During his performances, Jamie Allen does not exclude the human voice (Vocal).  This alone is enough to move me for the rest of the evening.  In Taiwan, discourse and narratives about sound (noise) art almost always exclude human voices.  Is the hushed chatter or cheers and jeers of the crowd not noise too?  Or is “voice” reduced to a talent for mimicking the sounds of birds or insects, and cannot be identified as sound art?  Or, are creators afraid of confronting the issue, that once “vocals” are included, then there would be some entanglement with erroneous imaginings associated with music?  Hence, when Jamie Allen layered sporadic human sounds of chewing, of breathing along side the analog audio stream (and synchronized flashing lights), I was moved as though I had experienced salvation.

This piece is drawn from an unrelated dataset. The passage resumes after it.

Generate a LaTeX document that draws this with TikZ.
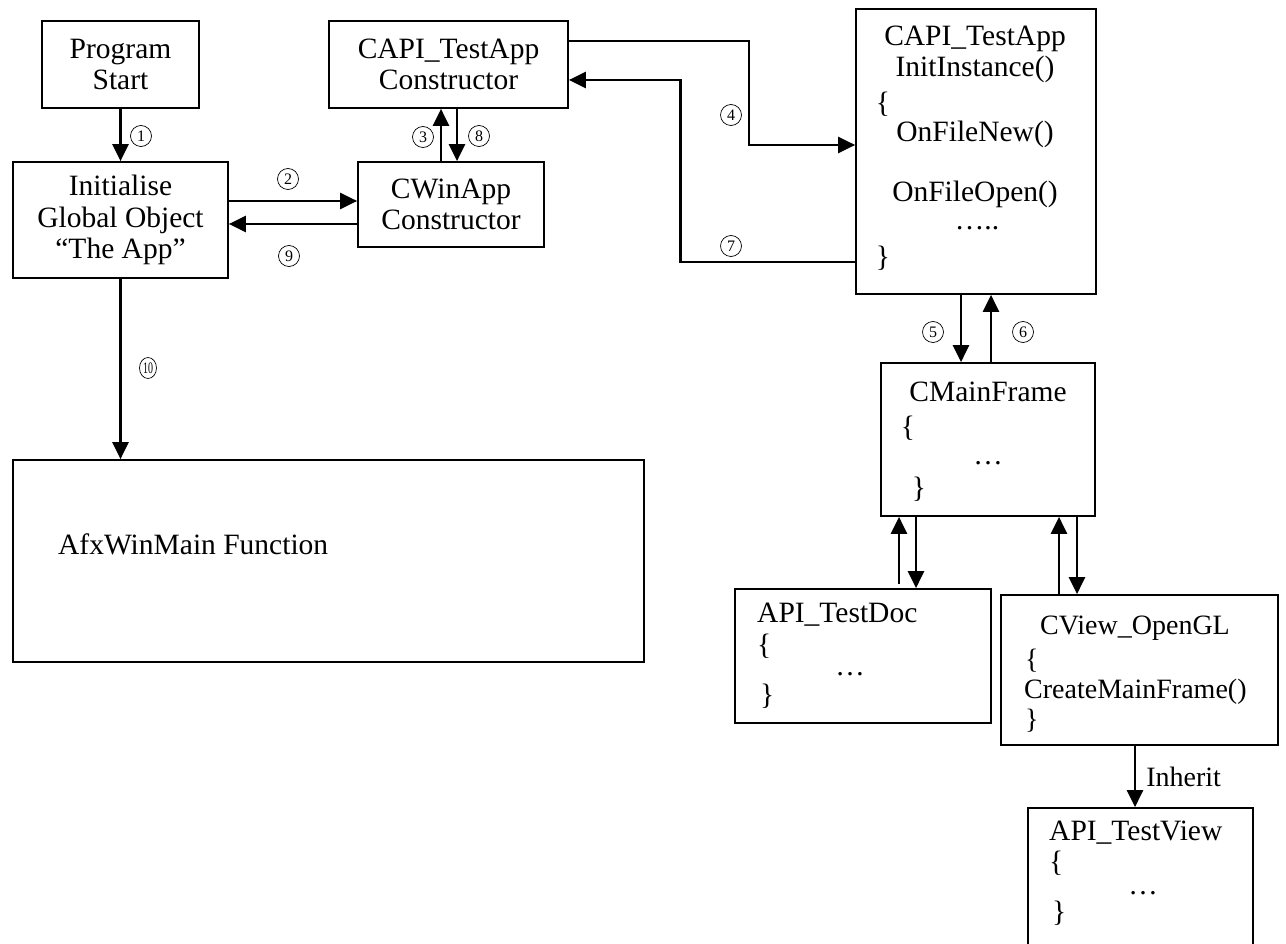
\documentclass[tikz,border=0pt]{standalone}
\usepackage{fontspec}
\setmainfont{Liberation Serif}
\usetikzlibrary{arrows.meta,shapes.geometric}

\tikzset{
  box/.style={draw, line width=1.7pt, inner sep=0pt, align=center,
              font=\fontsize{29.5}{31.5}\selectfont},
  txt/.style={inner sep=0pt, font=\fontsize{29.5}{31.5}\selectfont,
              text height=19.5pt, text depth=0pt},
  smalltxt/.style={txt, font=\fontsize{28}{30}\selectfont},
  dotline/.style={inner sep=0pt, font=\fontsize{29.5}{31.5}\selectfont, anchor=base},
  arr/.style={line width=2.7pt, -{Triangle[length=17pt,width=16pt]}},
  num/.style={circle, draw, line width=0.7pt, inner sep=0pt, minimum size=21pt,
              font=\fontsize{16}{16}\selectfont},
  numwide/.style={ellipse, draw, line width=0.7pt, inner sep=0pt,
              minimum width=17pt, minimum height=21pt,
              font=\fontsize{16}{16}\selectfont},
}

\begin{document}
\begin{tikzpicture}[x=1pt,y=-1pt]
\useasboundingbox (0,0) rectangle (1286,944);

% ---- boxes ----
\node[box, minimum width=157pt, minimum height=87pt] (ps) at (120.5,64.5) {Program\\Start};
\node[box, minimum width=215pt, minimum height=116pt] (init) at (120.5,220) {Initialise\\Global Object\\“The App”};
\node[box, minimum width=239pt, minimum height=87pt] (capc) at (448.5,64.5) {CAPI\_TestApp\\Constructor};
\node[box, minimum width=186pt, minimum height=85pt] (cwin) at (451,204.5) {CWinApp\\Constructor};
\node[box, minimum width=240pt, minimum height=285pt] (initi) at (976,151.5) {};
\node[box, minimum width=214pt, minimum height=153pt] (mainf) at (988,439.5) {};
\node[box, minimum width=256pt, minimum height=134pt] (doc) at (863,656) {};
\node[box, minimum width=277pt, minimum height=150pt] (cview) at (1139.5,670) {};
\node[box, minimum width=225pt, minimum height=142pt] (tview) at (1140.5,879) {};
\node[box, minimum width=631pt, minimum height=202pt] (afx) at (328.5,561) {};

% ---- box contents ----
\node[txt] (ii1) at (975,36) {CAPI\_TestApp};
\node[txt] (ii2) at (975,67) {InitInstance()};
\node[txt] (ii3) at (883,103) {\{};
\node[txt] (ii4) at (975,132) {OnFileNew()};
\node[txt] (ii5) at (975,192) {OnFileOpen()};
\node[dotline] (ii6) at (977,230) {…..};
\node[txt] (ii7) at (883,257) {\}};

\node[txt] (mf1) at (988,392) {CMainFrame};
\node[txt] (mf2) at (908,427) {\{};
\node[dotline] (mf3) at (988,464) {…};
\node[txt] (mf4) at (919,488) {\}};

\node[txt, anchor=west] (dc1) at (757,613) {API\_TestDoc};
\node[txt, anchor=west] (dc2) at (757,645) {\{};
\node[dotline] (dc3) at (850,675) {…};
\node[txt, anchor=west] (dc4) at (760,695) {\}};

\node[smalltxt, anchor=west] (cv1) at (1040,625) {CView\_OpenGL};
\node[smalltxt, anchor=west] (cv2) at (1025,659) {\{};
\node[smalltxt, anchor=west] (cv3) at (1024,689) {CreateMainFrame()};
\node[smalltxt, anchor=west] (cv4) at (1025,719) {\}};

\node[txt, anchor=west] (tv1) at (1049,831) {API\_TestView};
\node[txt, anchor=west] (tv2) at (1049,862) {\{};
\node[dotline] (tv3) at (1143,894) {…};
\node[txt, anchor=west] (tv4) at (1052,912) {\}};

\node[txt, anchor=west] (afxt) at (58,545) {AfxWinMain Function};

% ---- connectors ----
\draw[arr] (ps.south) -- (init.north);
\draw[arr] ([yshift=19pt]init.east) -- ([yshift=3.5pt]cwin.west);
\draw[arr] ([yshift=-19.5pt]cwin.west) -- ([yshift=-4pt]init.east);
\draw[arr] ([xshift=-10pt]cwin.north) -- ([xshift=-7.5pt]capc.south);
\draw[arr] ([xshift=8.5pt]capc.south) -- ([xshift=6pt]cwin.north);
\draw[arr] ([yshift=23.5pt]capc.east) -- ++(180,0) |- ([yshift=6.5pt]initi.west);
\draw[arr] ([yshift=-110.5pt]initi.west) -- ++(-175,0) |- ([yshift=-15.5pt]capc.east);
\draw[arr] ([xshift=-15pt]initi.south) -- ([xshift=-27pt]mainf.north);
\draw[arr] ([xshift=3pt]mainf.north) -- ([xshift=15pt]initi.south);
\draw[arr] (init.south) -- (init.south |- afx.north);
\draw[arr] ([xshift=36pt,yshift=4pt]doc.north) -- ([xshift=-89pt]mainf.south);
\draw[arr] ([xshift=-72pt]mainf.south) -- ([xshift=53pt]doc.north);
\draw[arr] ([xshift=-80.5pt]cview.north) -- ([xshift=71pt]mainf.south);
\draw[arr] ([xshift=89pt]mainf.south) -- ([xshift=-62.5pt]cview.north);
\draw[arr] ([xshift=-4.5pt]cview.south) -- node[midway, right, inner sep=0pt, xshift=10pt,
    font=\fontsize{28}{30}\selectfont] (inh) {Inherit} ([xshift=-5.5pt]tview.north);

% ---- step numbers ----
\node[num] (n1) at (141,136) {1};
\node[num] (n2) at (288,179) {2};
\node[num] (n3) at (423,137) {3};
\node[num] (n4) at (731,115) {4};
\node[num] (n5) at (933,332) {5};
\node[num] (n6) at (1023,332) {6};
\node[num] (n7) at (731,246) {7};
\node[num] (n8) at (479,136) {8};
\node[num] (n9) at (289,256) {9};
\node[numwide] (n10) at (148,368) {\scalebox{0.62}[1]{10}};
\end{tikzpicture}
\end{document}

Following that, he proceeded to explore and sense (the afore mentioned “Discover & Design”) the venue space like a snake, using his eyes (flashing lights) and his hissing (sound waves) from the interior to the exterior and then back to the exterior, to complete the performance.  This cycle of “inside-out and outside-in” seems to echo Dino’s strategy of loop circulation in the earlier performance, except the process of circulation occurs between the eyes-ear (discovery) and the mouth-nose (design), and the other occurs between the speakers (PA system) and microphone (radio).  They are materially different, but along the same lines.

In the artists’ panel afterward, Jamie Allen expressed that he was not motivated by in mimicking sounds of life, but please allow me to use the description of an animal’s exploration of the environment as a metaphor for this performance.  After all, using “sound, light, frequency and waves” to explore and respond to space is quite similar to the survival instincts of many types of wildlife (for instance, bats and whales).  Though the artist created the sound and lights using machines and electrical current, but the mode of performance still retains a rich biological quality (for instance, human sounds and flesh poised for discovery within the space.)

Two spectacular performances for Lacking Sound Festival Four – have made their mark – a mark like the very large comma on the publicity posters for this event, suggesting that that Taiwan’s sound art is to be continued. The reality is that there is infinitely more sound. Aural imagination is boundless, whether in discussions triggered by films such as “Sound of Noise” or agitation for Beatbox made with Goodgle Translate – these examples are reminders that sound is fun, and that there is still much to explore and develop.